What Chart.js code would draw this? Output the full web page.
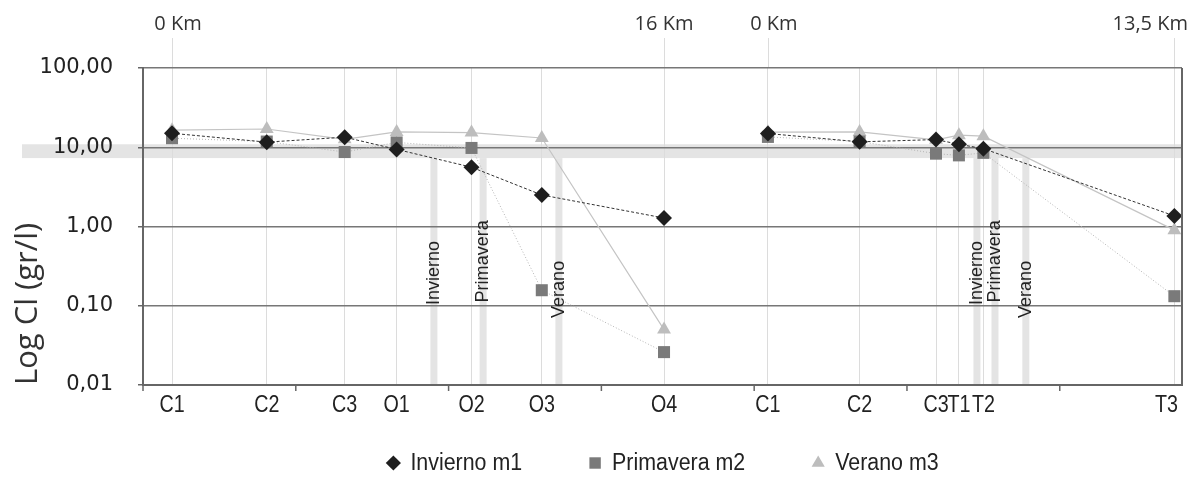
<!DOCTYPE html>
<html>
<head>
<meta charset="utf-8">
<script src="https://cdn.jsdelivr.net/npm/chart.js@4.4.1/dist/chart.umd.min.js"></script>
<style>
  html, body { margin: 0; padding: 0; background: #fff; }
  #wrap { width: 1194px; height: 477px; }
</style>
</head>
<body>
<div id="wrap"><canvas id="myChart" width="1194" height="477"></canvas></div>
<script>
// stations along the two transects (x = position along the axis)
const stations = ['C1', 'C2', 'C3', 'O1', 'O2', 'O3', 'O4', 'C1', 'C2', 'C3', 'T1', 'T2', 'T3'];
const xPos = [0.95, 4.05, 6.6, 8.3, 10.75, 13.05, 17.05, 20.45, 23.45, 25.95, 26.7, 27.5, 33.75];
const breakAfter = 6; // no line between O4 and the second C1

const invierno = [15.0, 11.6, 13.4, 9.4, 5.6, 2.5, 1.28, 14.9, 11.7, 12.5, 10.9, 9.6, 1.36];
const primavera = [13.0, 11.8, 8.7, 11.5, 9.8, 0.157, 0.026, 13.5, 11.8, 8.3, 7.9, 8.5, 0.132];
const verano = [16.4, 17.0, 12.6, 15.6, 15.3, 13.1, 0.050, 15.5, 15.6, 12.4, 14.2, 13.8, 0.90];

const yTicks = [0.01, 0.1, 1, 10, 100];
const kmLabels = ['0 Km', '16 Km', '0 Km', '13,5 Km'];
const kmIndex = [0, 6, 7, 12];

const seasonNames = ['Invierno', 'Primavera', 'Verano', 'Invierno', 'Primavera', 'Verano'];
const seasonX = [9.52, 11.13, 13.61, 27.29, 27.88, 28.89];
const band = [7.3, 10.9]; // grey band round 10 gr/l

const sans = "'Liberation Sans', Arial, sans-serif";

function toPoints(vals) {
  const pts = [];
  vals.forEach((v, i) => {
    pts.push({x: xPos[i], y: v});
    if (i === breakAfter) pts.push({x: (xPos[i] + xPos[i + 1]) / 2, y: null});
  });
  return pts;
}

// text squeezed sideways, like the narrow font of the original
function narrowText(ctx, txt, x, y, sx) {
  ctx.save();
  ctx.translate(x, y);
  ctx.scale(sx, 1);
  ctx.fillText(txt, 0, 0);
  ctx.restore();
}

const extras = {
  id: 'extras',
  beforeDraw(chart) {
    const {ctx, chartArea: a, scales: {x, y}} = chart;
    ctx.save();
    const yHi = y.getPixelForValue(band[1]);
    const yLo = y.getPixelForValue(band[0]);
    ctx.fillStyle = '#e4e4e4';
    ctx.fillRect(22, yHi, a.right - 22, yLo - yHi);
    seasonX.forEach(v => {
      const px = x.getPixelForValue(v);
      ctx.fillRect(px - 3.5, yLo, 7, a.bottom - yLo);
    });
    // vertical lines reaching up to the km labels
    ctx.strokeStyle = '#dcdcdc';
    ctx.lineWidth = 1;
    kmIndex.forEach(i => {
      const px = Math.round(x.getPixelForValue(xPos[i])) + 0.5;
      ctx.beginPath();
      ctx.moveTo(px, 38);
      ctx.lineTo(px, a.top);
      ctx.stroke();
    });
    ctx.restore();
  },
  afterDraw(chart) {
    const {ctx, chartArea: a, scales: {x, y}} = chart;
    ctx.save();
    // right frame
    ctx.strokeStyle = '#666';
    ctx.lineWidth = 2;
    ctx.beginPath();
    ctx.moveTo(a.right, a.top);
    ctx.lineTo(a.right, a.bottom);
    ctx.stroke();
    // tick marks every 5 units on x
    ctx.lineWidth = 1.5;
    for (let v = 0; v <= 34; v += 5) {
      const px = x.getPixelForValue(v);
      ctx.beginPath();
      ctx.moveTo(px, a.bottom);
      ctx.lineTo(px, a.bottom + 6);
      ctx.stroke();
    }
    // station names under the axis
    ctx.fillStyle = '#222';
    ctx.font = '24px ' + sans;
    ctx.textAlign = 'center';
    ctx.textBaseline = 'alphabetic';
    stations.forEach((s, i) => {
      const w = ctx.measureText(s).width * 0.82;
      let px = x.getPixelForValue(xPos[i]);
      if (px + w / 2 > a.right - 4) px = a.right - 4 - w / 2;
      narrowText(ctx, s, px, 412, 0.82);
    });
    // season labels, rotated
    ctx.font = '19px ' + sans;
    ctx.textAlign = 'left';
    ctx.textBaseline = 'middle';
    const bottoms = {Invierno: 0.102, Primavera: 0.11, Verano: 0.07};
    seasonNames.forEach((s, i) => {
      const px = x.getPixelForValue(seasonX[i]);
      const py = y.getPixelForValue(bottoms[s]);
      ctx.save();
      ctx.translate(px, py);
      ctx.rotate(-Math.PI / 2);
      ctx.scale(0.95, 1);
      ctx.fillText(s, 0, 0);
      ctx.restore();
    });
    // km labels on top
    ctx.font = "20px 'Open Sans', sans-serif";
    ctx.fillStyle = '#333';
    ctx.textBaseline = 'alphabetic';
    kmIndex.forEach((idx, k) => {
      const w = ctx.measureText(kmLabels[k]).width;
      let px = x.getPixelForValue(xPos[idx]) - w / 2;
      if (kmLabels[k] === '0 Km') px += 6;
      if (px + w > chart.width - 6) px = chart.width - 6 - w;
      ctx.fillText(kmLabels[k], px, 30);
    });
    // legend
    ctx.font = '23.5px ' + sans;
    const sx = 0.91;
    const items = chart.data.datasets;
    const mark = 14, gapIn = 10, gapOut = 66;
    const widths = items.map(d => mark + gapIn + ctx.measureText(d.label).width * sx);
    const total = widths.reduce((s, w) => s + w, 0) + gapOut * (items.length - 1);
    let cx = (a.left + a.right) / 2 - total / 2;
    const ly = 463;
    items.forEach((d, i) => {
      ctx.fillStyle = d.pointBackgroundColor;
      Chart.helpers.drawPoint(ctx, {
        pointStyle: d.pointStyle, radius: d.pointRadius * 0.95, rotation: 0, borderWidth: 0
      }, cx + mark / 2, ly);
      ctx.fillStyle = '#222';
      ctx.textAlign = 'left';
      ctx.textBaseline = 'middle';
      narrowText(ctx, d.label, cx + mark + gapIn, ly + 1, sx);
      cx += widths[i] + gapOut;
    });
    ctx.restore();
  }
};

new Chart(document.getElementById('myChart'), {
  type: 'line',
  data: {
    datasets: [{
      label: 'Invierno m1',
      data: toPoints(invierno),
      borderColor: '#333',
      borderWidth: 1,
      borderDash: [3, 2],
      pointStyle: 'rectRot',
      pointRadius: 8,
      pointBackgroundColor: '#1e1e1e',
      pointBorderWidth: 0
    }, {
      label: 'Primavera m2',
      data: toPoints(primavera),
      borderColor: '#b5b5b5',
      borderWidth: 1,
      borderDash: [1, 2],
      pointStyle: 'rect',
      pointRadius: 8.5,
      pointBackgroundColor: '#7a7a7a',
      pointBorderWidth: 0
    }, {
      label: 'Verano m3',
      data: toPoints(verano),
      borderColor: '#c4c4c4',
      borderWidth: 1.2,
      pointStyle: 'triangle',
      pointRadius: 8,
      pointBackgroundColor: '#bdbdbd',
      pointBorderWidth: 0
    }]
  },
  options: {
    responsive: false,
    animation: false,
    spanGaps: false,
    layout: {padding: {top: 68, right: 12, left: 0, bottom: 0}},
    plugins: {legend: {display: false}, tooltip: {enabled: false}},
    scales: {
      x: {
        type: 'linear',
        min: 0,
        max: 34,
        afterBuildTicks: s => { s.ticks = xPos.map(v => ({value: v})); },
        afterFit: s => { s.height = 92; },
        grid: {color: '#dcdcdc', lineWidth: 1, drawTicks: false},
        border: {color: '#666', width: 2},
        ticks: {display: false, autoSkip: false}
      },
      y: {
        type: 'logarithmic',
        min: 0.01,
        max: 100,
        afterBuildTicks: s => { s.ticks = yTicks.map(v => ({value: v})); },
        afterFit: s => { s.width = 143; },
        grid: {color: '#777', lineWidth: 1.5, tickLength: 5, tickColor: '#666'},
        border: {color: '#666', width: 2},
        ticks: {
          padding: 25,
          color: '#222',
          font: {family: "'DejaVu Sans', sans-serif", size: 21},
          callback: v => Number(v).toFixed(2).replace('.', ',')
        },
        title: {
          display: true,
          text: 'Log Cl (gr/l)',
          align: 'start',
          color: '#333',
          font: {family: "'Open Sans', sans-serif", size: 31},
          padding: {top: 10, bottom: 0}
        }
      }
    }
  },
  plugins: [extras]
});
</script>
</body>
</html>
--------------------------------------------------
> **Direction**: Starting with the first line of the data above and ending with the line containing "const kmIndex = [0, 6, 7, 12];", please restate every line exactly, leaving images out.

> **The completed task**:
What Chart.js code would draw this? Output the full web page.
<!DOCTYPE html>
<html>
<head>
<meta charset="utf-8">
<script src="https://cdn.jsdelivr.net/npm/chart.js@4.4.1/dist/chart.umd.min.js"></script>
<style>
  html, body { margin: 0; padding: 0; background: #fff; }
  #wrap { width: 1194px; height: 477px; }
</style>
</head>
<body>
<div id="wrap"><canvas id="myChart" width="1194" height="477"></canvas></div>
<script>
// stations along the two transects (x = position along the axis)
const stations = ['C1', 'C2', 'C3', 'O1', 'O2', 'O3', 'O4', 'C1', 'C2', 'C3', 'T1', 'T2', 'T3'];
const xPos = [0.95, 4.05, 6.6, 8.3, 10.75, 13.05, 17.05, 20.45, 23.45, 25.95, 26.7, 27.5, 33.75];
const breakAfter = 6; // no line between O4 and the second C1

const invierno = [15.0, 11.6, 13.4, 9.4, 5.6, 2.5, 1.28, 14.9, 11.7, 12.5, 10.9, 9.6, 1.36];
const primavera = [13.0, 11.8, 8.7, 11.5, 9.8, 0.157, 0.026, 13.5, 11.8, 8.3, 7.9, 8.5, 0.132];
const verano = [16.4, 17.0, 12.6, 15.6, 15.3, 13.1, 0.050, 15.5, 15.6, 12.4, 14.2, 13.8, 0.90];

const yTicks = [0.01, 0.1, 1, 10, 100];
const kmLabels = ['0 Km', '16 Km', '0 Km', '13,5 Km'];
const kmIndex = [0, 6, 7, 12];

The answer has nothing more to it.